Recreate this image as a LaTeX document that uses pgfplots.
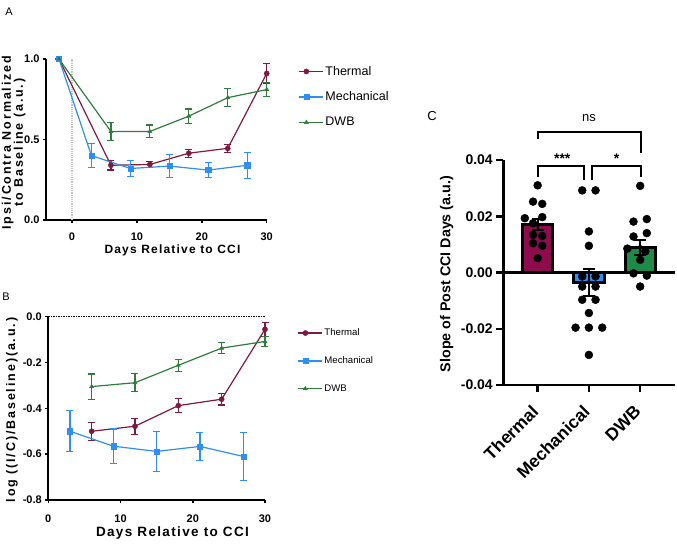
\documentclass[border=0pt]{standalone}
\usepackage{pgfplots}
\pgfplotsset{compat=1.18}
\usepackage{fontspec}
\setmainfont{Liberation Sans}
\newfontfamily\spaced[LetterSpace=15]{Liberation Sans}
\newfontfamily\spacedx[LetterSpace=10]{Liberation Sans}
\definecolor{therm}{HTML}{7D1A3F}
\definecolor{mech}{HTML}{2F8FF0}
\definecolor{dwb}{HTML}{2E7D3C}
\definecolor{thermfill}{HTML}{8E0C4E}
\definecolor{dwbfill}{HTML}{1E8A48}
\pgfplotsset{
  prism/.style={
    scale only axis,
    axis x line*=bottom, axis y line*=left,
    axis line style={line width=2pt, -},
    tick style={line width=1.5pt, black},
    tick align=outside,
    major tick length=3pt,
    /pgf/number format/assume math mode=true,
    ticklabel style={font=\bfseries\fontsize{11}{12}\selectfont},
    clip=false,
  },
  errs/.style={error bars/.cd, y dir=both, y explicit,
    error bar style={line width=1.2pt, color=#1},
    error mark options={rotate=90, mark size=3.5pt, line width=1.2pt, color=#1}},
  thermal/.style={color=therm, line width=1.2pt, mark=*, mark size=2.6pt, mark options={solid, line width=0.4pt}, errs=therm},
  mechanical/.style={color=mech, line width=1.2pt, mark=square*, mark size=2.6pt, mark options={solid, line width=0.4pt}, errs=mech},
  dwbs/.style={color=dwb, line width=1.2pt, mark=triangle*, mark size=2.4pt, mark options={solid, line width=0.4pt}, errs=dwb},
  legimg/.style={legend image code/.code={\draw[mark repeat=2,mark phase=2,##1] plot coordinates {(0pt,0pt) (7.5pt,0pt) (15pt,0pt)}; \path (0pt,0pt) -- (24pt,0pt);}},
}
\begin{document}
\begin{tikzpicture}
\useasboundingbox (0,0) rectangle (677pt,-544pt);
\node[anchor=center, font=\fontsize{11}{12}\selectfont] at (9pt,-12pt) {A};
\node[anchor=center, font=\fontsize{11}{12}\selectfont] at (6pt,-297pt) {B};
\node[anchor=center, font=\fontsize{13}{14}\selectfont] at (432pt,-116pt) {C};

% ---------- Panel A ----------
\begin{axis}[prism, at={(46pt,-220pt)}, anchor=south west, width=220.7pt, height=161pt,
  xmin=-4, xmax=30, ymin=0, ymax=1, xtick={0,10,20,30}, ytick={0,0.5,1},
  yticklabel style={/pgf/number format/fixed, /pgf/number format/fixed zerofill, /pgf/number format/precision=1},
  xticklabel style={yshift=-6pt},
  xlabel={Days Relative to CCI},
  xlabel style={at={(axis description cs:0.573,-0.186)}, anchor=center, font={\spacedx\bfseries\fontsize{12}{13}\selectfont}},
  ylabel={Ipsi/Contra Normalized\\to Baseline (a.u.)},
  ylabel style={at={(axis description cs:-0.147,0.481)}, anchor=center, align=center, font={\spaced\bfseries\fontsize{12.5}{12}\selectfont}},
  legimg, legend cell align=left,
  legend style={at={(axis description cs:1.142,0.969)}, anchor=north west, draw=none, fill=none, inner sep=0pt, row sep=11pt, font=\fontsize{12.5}{14}\selectfont},
]
\addplot[densely dotted, color=gray!45, line width=1.2pt, forget plot] coordinates {(0,0) (0,1)};
\addplot[thermal] coordinates {(-2,1) +- (0,0) (6,0.34) +- (0,0.03) (12,0.345) +- (0,0.02) (18,0.415) +- (0,0.025) (24,0.445) +- (0,0.025) (30,0.91) +- (0,0.06)};
\addlegendentry{Thermal}
\addplot[mechanical] coordinates {(-2,1) +- (0,0) (3,0.40) +- (0,0.075) (9,0.32) +- (0,0.05) (15,0.335) +- (0,0.07) (21,0.31) +- (0,0.045) (27,0.34) +- (0,0.08)};
\addlegendentry{Mechanical}
\addplot[dwbs] coordinates {(-2,1) +- (0,0) (6,0.55) +- (0,0.055) (12,0.55) +- (0,0.04) (18,0.645) +- (0,0.045) (24,0.76) +- (0,0.055) (30,0.81) +- (0,0.045)};
\addlegendentry{DWB}
\end{axis}

% ---------- Panel B ----------
\begin{axis}[prism, at={(48.3pt,-500pt)}, anchor=south west, width=216.7pt, height=183.3pt,
  xmin=0, xmax=30, ymin=-0.8, ymax=0, xtick={0,10,20,30}, ytick={-0.8,-0.6,-0.4,-0.2,0},
  yticklabel style={/pgf/number format/fixed, /pgf/number format/fixed zerofill, /pgf/number format/precision=1},
  xticklabel style={yshift=-8pt},
  xlabel={Days Relative to CCI},
  xlabel style={at={(axis description cs:0.573,-0.18)}, anchor=center, font={\spacedx\bfseries\fontsize{13.5}{14}\selectfont}},
  ylabel={log ((I/C)/Baseline)(a.u.)},
  ylabel style={at={(axis description cs:-0.1675,0.491)}, anchor=center, font={\spaced\bfseries\fontsize{12.5}{13}\selectfont}},
  legimg, legend cell align=left,
  legend style={at={(axis description cs:1.148,0.946)}, anchor=north west, draw=none, fill=none, inner sep=0pt, row sep=15.5pt, font=\fontsize{9.6}{11}\selectfont},
]
\addplot[densely dotted, black, line width=1.5pt, forget plot] coordinates {(0,0) (30,0)};
\addplot[thermal] coordinates {(6,-0.50) +- (0,0.04) (12,-0.478) +- (0,0.035) (18,-0.388) +- (0,0.03) (24,-0.36) +- (0,0.025) (30,-0.055) +- (0,0.03)};
\addlegendentry{Thermal}
\addplot[mechanical] coordinates {(3,-0.50) +- (0,0.09) (9,-0.565) +- (0,0.075) (15,-0.588) +- (0,0.088) (21,-0.566) +- (0,0.062) (27,-0.61) +- (0,0.105)};
\addlegendentry{Mechanical}
\addplot[dwbs] coordinates {(6,-0.305) +- (0,0.055) (12,-0.288) +- (0,0.04) (18,-0.212) +- (0,0.027) (24,-0.137) +- (0,0.025) (30,-0.108) +- (0,0.022)};
\addlegendentry{DWB}
\end{axis}

% ---------- Panel C ----------
\begin{axis}[prism, at={(503.3pt,-385pt)}, anchor=south west, width=171.7pt, height=225pt,
  xmin=-0.67, xmax=2.68, ymin=-0.04, ymax=0.04,
  xtick={0,1,2}, xticklabels={Thermal,Mechanical,DWB},
  ytick={-0.04,-0.02,0,0.02,0.04}, scaled y ticks=false,
  axis line style={line width=2.5pt, -}, tick style={line width=2.5pt, black}, major tick length=7pt,
  yticklabel style={font=\bfseries\fontsize{14}{15}\selectfont, /pgf/number format/fixed, /pgf/number format/fixed zerofill, /pgf/number format/precision=2},
  xticklabel style={yshift=-14pt, rotate=45, anchor=east, font=\bfseries\fontsize{17.5}{18}\selectfont},
  ylabel={Slope of Post CCI Days (a.u.)},
  ylabel style={at={(axis description cs:-0.33,0.493)}, anchor=center, font=\bfseries\fontsize{14.3}{16}\selectfont},
]
\addplot[ybar, bar width=0.59, bar shift=0pt, fill=thermfill, draw=black, line width=3pt] coordinates {(0,0.017)};
\addplot[ybar, bar width=0.59, bar shift=0pt, fill=mech, draw=black, line width=3pt] coordinates {(1,-0.0035)};
\addplot[ybar, bar width=0.59, bar shift=0pt, fill=dwbfill, draw=black, line width=3pt] coordinates {(2,0.009)};
\addplot[black, line width=2.5pt, forget plot] coordinates {(-0.67,0) (2.68,0)};
\addplot[only marks, mark=*, mark size=4pt, black] coordinates {
 (0,0.031) (-0.09,0.0252) (0.09,0.0244) (-0.25,0.0193) (0.09,0.0197) (-0.09,0.0175)
 (-0.09,0.0134) (0.09,0.013) (-0.09,0.0104) (0.09,0.0095) (0,0.0051)
 (0.87,0.0292) (1.13,0.0292) (1,0.0146) (1,0.0095) (0.87,-0.0014) (1.13,-0.0014)
 (0.87,-0.005) (1.13,-0.005) (0.87,-0.0097) (1.13,-0.0097) (1,-0.0144)
 (0.74,-0.0196) (1,-0.0196) (1.26,-0.0196) (1,-0.0293)
 (2,0.0308) (1.87,0.0181) (2.13,0.019) (1.87,0.0128) (2.13,0.014) (1.75,0.0085)
 (2.1,0.0075) (2,0.0045) (1.87,-0.0003) (2.13,-0.0011) (2,-0.005)};
\addplot[only marks, mark=none, black, error bars/.cd, y dir=both, y explicit,
  error bar style={line width=2pt, black}, error mark options={rotate=90, mark size=6pt, line width=2pt, black}]
  coordinates {(0,0.017) +- (0,0.002) (1,-0.0035) +- (0,0.0048) (2,0.009) +- (0,0.0026)};
\draw[line width=2pt, line join=miter] (axis cs:0,0.0475) -- (axis cs:0,0.0501) -- (axis cs:2.01,0.0501) -- (axis cs:2.01,0.0425);
\draw[line width=2pt, line join=miter] (axis cs:0,0.0341) -- (axis cs:0,0.038) -- (axis cs:0.91,0.038) -- (axis cs:0.91,0.033);
\draw[line width=2pt, line join=miter] (axis cs:1.07,0.033) -- (axis cs:1.07,0.038) -- (axis cs:2.01,0.038) -- (axis cs:2.01,0.0341);
\node[font=\fontsize{13}{14}\selectfont] at (axis cs:1,0.0548) {ns};
\node[font=\bfseries\fontsize{14}{15}\selectfont] at (axis cs:0.48,0.0405) {***};
\node[font=\bfseries\fontsize{14}{15}\selectfont] at (axis cs:1.54,0.0405) {*};
\end{axis}
\end{tikzpicture}
\end{document}
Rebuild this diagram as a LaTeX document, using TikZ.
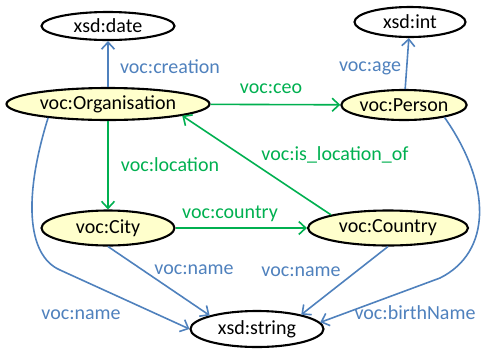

=-=-=-=-=

The problem: In the records above, locate each line with the word "this". Copy all such lines.

Finished answer:
Recreate this image as a LaTeX document that uses pgfplots.
Rebuild this diagram as a LaTeX document, using TikZ.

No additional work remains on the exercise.